With Update 2, VMware ESXi (yes, the free one) has been enriched to provide better hardware health information for Qlogic, Emulex, LSI components in your server as well as additional asset information used by HP Insight Manager. Overall, this augments the manageability of ESXi as we continue to deepen the information it can gather about the underlying hardware. Some of our larger customers are now standardizing on ESXi because they love its small footprint and low maintenance (they’re standardizing on ESXi as the hypervisor and VMware Infrastructure to still provide the VMotion, DRS, HA etc). Now the enhanced manageability had taken away all barriers for them!

 

With VMware Infrastructure 3.5, we had introduced experimentally, a feature for virtual machine failure monitoring with VMware HA. This feature uses VMware Tools to monitor the operating system inside the virtual machine and can be configured to restart the VM in the event of failures or crashes of the OS. With Update 2, we now fully support this feature!
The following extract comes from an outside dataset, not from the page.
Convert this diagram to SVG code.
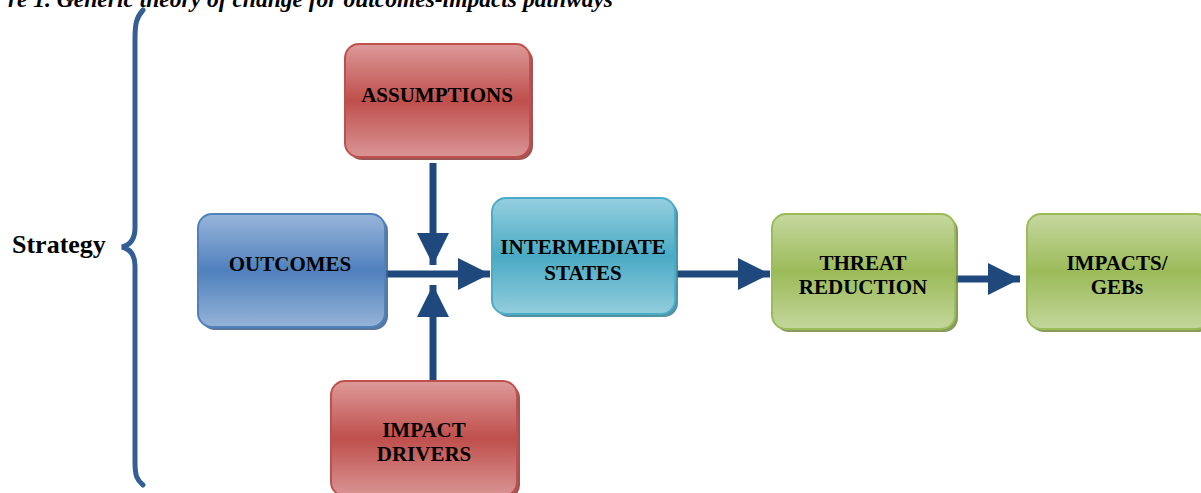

Why am I picking out this one as a notable feature? Well, we got a lot of bad press about releasing experimental features with 3.5 and one by one, we’re moving to full support on them. Slowly but surely.

 

 

VMware Infrastructure 3.5 Update 2 has many more interesting features – such as live cloning for virtual machines, guided consolidation enhancements and the much awaited support for Windows 2008 editions…read the release notes to find out more!